-- Start Material --
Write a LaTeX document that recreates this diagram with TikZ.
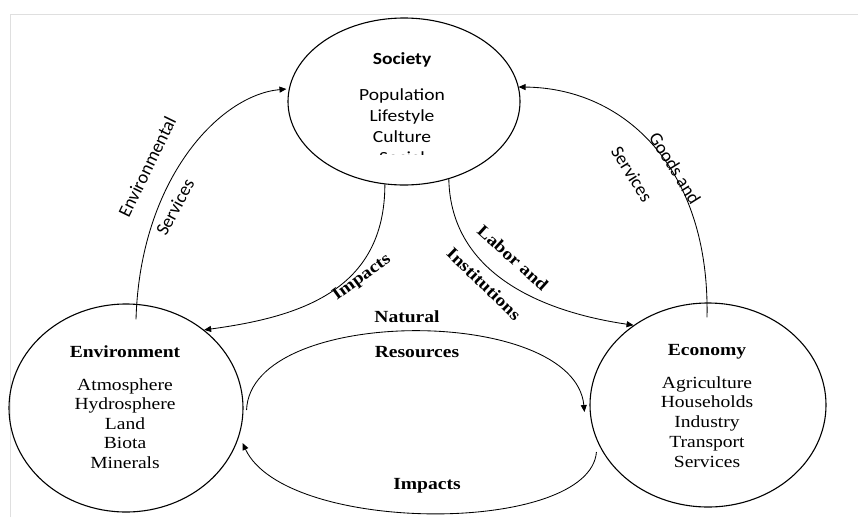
\documentclass[tikz,border=0pt]{standalone}
\usepackage{fontspec}
\setmainfont{Liberation Serif}[FakeStretch=1.15]
\newfontfamily\calib{Carlito}[FakeStretch=1.15]
\newfontfamily\calibr{Carlito}
\usetikzlibrary{shapes.geometric,arrows.meta}
\begin{document}
\begin{tikzpicture}[x=1pt,y=-1pt,
  circ/.style={ellipse,draw,line width=1.1pt,inner sep=0pt},
  conn/.style={line width=0.85pt,-{Triangle[length=7pt,width=6pt]}},
  socttl/.style={font=\calib\bfseries\fontsize{17}{20}\selectfont,anchor=base,inner sep=0pt},
  soctxt/.style={font=\calib\fontsize{17}{20}\selectfont,anchor=base,inner sep=0pt},
  ttl/.style={font=\bfseries\fontsize{17}{20}\selectfont,anchor=base,inner sep=0pt},
  txt/.style={font=\fontsize{17}{20}\selectfont,anchor=base,inner sep=0pt},
  clab/.style={font=\calibr\fontsize{18.5}{21}\selectfont,inner sep=0pt},
  tlab/.style={font=\bfseries\fontsize{17}{20}\selectfont,inner sep=0pt},
  edge/.style={gray!25,line width=0.8pt}]
\useasboundingbox (0,0) rectangle (858,517);
% faint page edges
\draw[edge] (10,517) -- (10,14) -- (858,14);

% main ellipses
\node[circ,minimum width=232pt,minimum height=167pt] (soc) at (404,101.5) {};
\node[circ,minimum width=234pt,minimum height=208pt] (env) at (126,408) {};
\node[circ,minimum width=236pt,minimum height=204pt] (eco) at (708,405) {};

% society text
\node[socttl] (socT) at (402,64) {Society};
\foreach \t [count=\i] in {Population,Lifestyle,Culture}
  \node[soctxt] (socL\i) at (402,{100+21*(\i-1)}) {\t};
\begin{scope}
  \clip (300,140) rectangle (500,154.5);
  \node[soctxt] (socL4) at (402,163) {Social};
\end{scope}

% environment text
\node[ttl] (envT) at (125,357) {Environment};
\foreach \t [count=\i] in {Atmosphere,Hydrosphere,Land,Biota,Minerals}
  \node[txt] (envL\i) at (125,{390+19.5*(\i-1)}) {\t};

% economy text
\node[ttl] (ecoT) at (707,355) {Economy};
\foreach \t [count=\i] in {Agriculture,Households,Industry,Transport,Services}
  \node[txt] (ecoL\i) at (707,{388+19.75*(\i-1)}) {\t};

% connectors
\draw[conn] ([xshift=10pt,yshift=-16pt]env.north) .. controls +(4,-140) and +(-67,6) .. ([xshift=-1pt,yshift=12.5pt]soc.west);
\draw[conn] ([xshift=-1pt,yshift=-15pt]eco.north) .. controls +(3,-148) and +(107,1) .. ([xshift=-2pt,yshift=14.5pt]soc.east);
\draw[conn] (soc.-103) .. controls +(0,106) and +(96,-13) .. (env.45);
\draw[conn] (soc.-60) .. controls +(2,96) and +(-89,-13) .. (eco.133);
\draw[conn] ([xshift=3pt,yshift=-2pt]env.east) .. controls +(4,-105) and +(-10,-107) .. ([xshift=-5pt,yshift=-7pt]eco.west);
\draw[conn] ([xshift=7pt,yshift=-47pt]eco.west) .. controls +(-7,83) and +(43,92) .. ([xshift=-1pt,yshift=-35pt]env.east);

% connector labels
\node[clab,rotate=64] (lEnv1) at (147,167) {Environmental};
\node[clab,rotate=62] (lEnv2) at (175,207) {Services};
\node[clab,rotate=-58] (lGood1) at (675,168) {Goods and};
\node[clab,rotate=-58] (lGood2) at (632,174) {Services};
\node[tlab,rotate=36] (lImp1) at (362,278) {Impacts};
\node[tlab,rotate=-42] (lLab1) at (513,258) {Labor and};
\node[tlab,rotate=-44] (lLab2) at (484,284) {Institutions};
\node[tlab,anchor=base] (lNat1) at (407,322) {Natural};
\node[tlab,anchor=base] (lNat2) at (417,357) {Resources};
\node[tlab,anchor=base] (lImp2) at (427,489) {Impacts};
\end{tikzpicture}
\end{document}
-- End Material --
- _Work required_
Copy the data exactly. Any picture it contains is to be omitted.

- _Correct response_
Write a LaTeX document that recreates this diagram with TikZ.
\documentclass[tikz,border=0pt]{standalone}
\usepackage{fontspec}
\setmainfont{Liberation Serif}[FakeStretch=1.15]
\newfontfamily\calib{Carlito}[FakeStretch=1.15]
\newfontfamily\calibr{Carlito}
\usetikzlibrary{shapes.geometric,arrows.meta}
\begin{document}
\begin{tikzpicture}[x=1pt,y=-1pt,
  circ/.style={ellipse,draw,line width=1.1pt,inner sep=0pt},
  conn/.style={line width=0.85pt,-{Triangle[length=7pt,width=6pt]}},
  socttl/.style={font=\calib\bfseries\fontsize{17}{20}\selectfont,anchor=base,inner sep=0pt},
  soctxt/.style={font=\calib\fontsize{17}{20}\selectfont,anchor=base,inner sep=0pt},
  ttl/.style={font=\bfseries\fontsize{17}{20}\selectfont,anchor=base,inner sep=0pt},
  txt/.style={font=\fontsize{17}{20}\selectfont,anchor=base,inner sep=0pt},
  clab/.style={font=\calibr\fontsize{18.5}{21}\selectfont,inner sep=0pt},
  tlab/.style={font=\bfseries\fontsize{17}{20}\selectfont,inner sep=0pt},
  edge/.style={gray!25,line width=0.8pt}]
\useasboundingbox (0,0) rectangle (858,517);
% faint page edges
\draw[edge] (10,517) -- (10,14) -- (858,14);

% main ellipses
\node[circ,minimum width=232pt,minimum height=167pt] (soc) at (404,101.5) {};
\node[circ,minimum width=234pt,minimum height=208pt] (env) at (126,408) {};
\node[circ,minimum width=236pt,minimum height=204pt] (eco) at (708,405) {};

% society text
\node[socttl] (socT) at (402,64) {Society};
\foreach \t [count=\i] in {Population,Lifestyle,Culture}
  \node[soctxt] (socL\i) at (402,{100+21*(\i-1)}) {\t};
\begin{scope}
  \clip (300,140) rectangle (500,154.5);
  \node[soctxt] (socL4) at (402,163) {Social};
\end{scope}

% environment text
\node[ttl] (envT) at (125,357) {Environment};
\foreach \t [count=\i] in {Atmosphere,Hydrosphere,Land,Biota,Minerals}
  \node[txt] (envL\i) at (125,{390+19.5*(\i-1)}) {\t};

% economy text
\node[ttl] (ecoT) at (707,355) {Economy};
\foreach \t [count=\i] in {Agriculture,Households,Industry,Transport,Services}
  \node[txt] (ecoL\i) at (707,{388+19.75*(\i-1)}) {\t};

% connectors
\draw[conn] ([xshift=10pt,yshift=-16pt]env.north) .. controls +(4,-140) and +(-67,6) .. ([xshift=-1pt,yshift=12.5pt]soc.west);
\draw[conn] ([xshift=-1pt,yshift=-15pt]eco.north) .. controls +(3,-148) and +(107,1) .. ([xshift=-2pt,yshift=14.5pt]soc.east);
\draw[conn] (soc.-103) .. controls +(0,106) and +(96,-13) .. (env.45);
\draw[conn] (soc.-60) .. controls +(2,96) and +(-89,-13) .. (eco.133);
\draw[conn] ([xshift=3pt,yshift=-2pt]env.east) .. controls +(4,-105) and +(-10,-107) .. ([xshift=-5pt,yshift=-7pt]eco.west);
\draw[conn] ([xshift=7pt,yshift=-47pt]eco.west) .. controls +(-7,83) and +(43,92) .. ([xshift=-1pt,yshift=-35pt]env.east);

% connector labels
\node[clab,rotate=64] (lEnv1) at (147,167) {Environmental};
\node[clab,rotate=62] (lEnv2) at (175,207) {Services};
\node[clab,rotate=-58] (lGood1) at (675,168) {Goods and};
\node[clab,rotate=-58] (lGood2) at (632,174) {Services};
\node[tlab,rotate=36] (lImp1) at (362,278) {Impacts};
\node[tlab,rotate=-42] (lLab1) at (513,258) {Labor and};
\node[tlab,rotate=-44] (lLab2) at (484,284) {Institutions};
\node[tlab,anchor=base] (lNat1) at (407,322) {Natural};
\node[tlab,anchor=base] (lNat2) at (417,357) {Resources};
\node[tlab,anchor=base] (lImp2) at (427,489) {Impacts};
\end{tikzpicture}
\end{document}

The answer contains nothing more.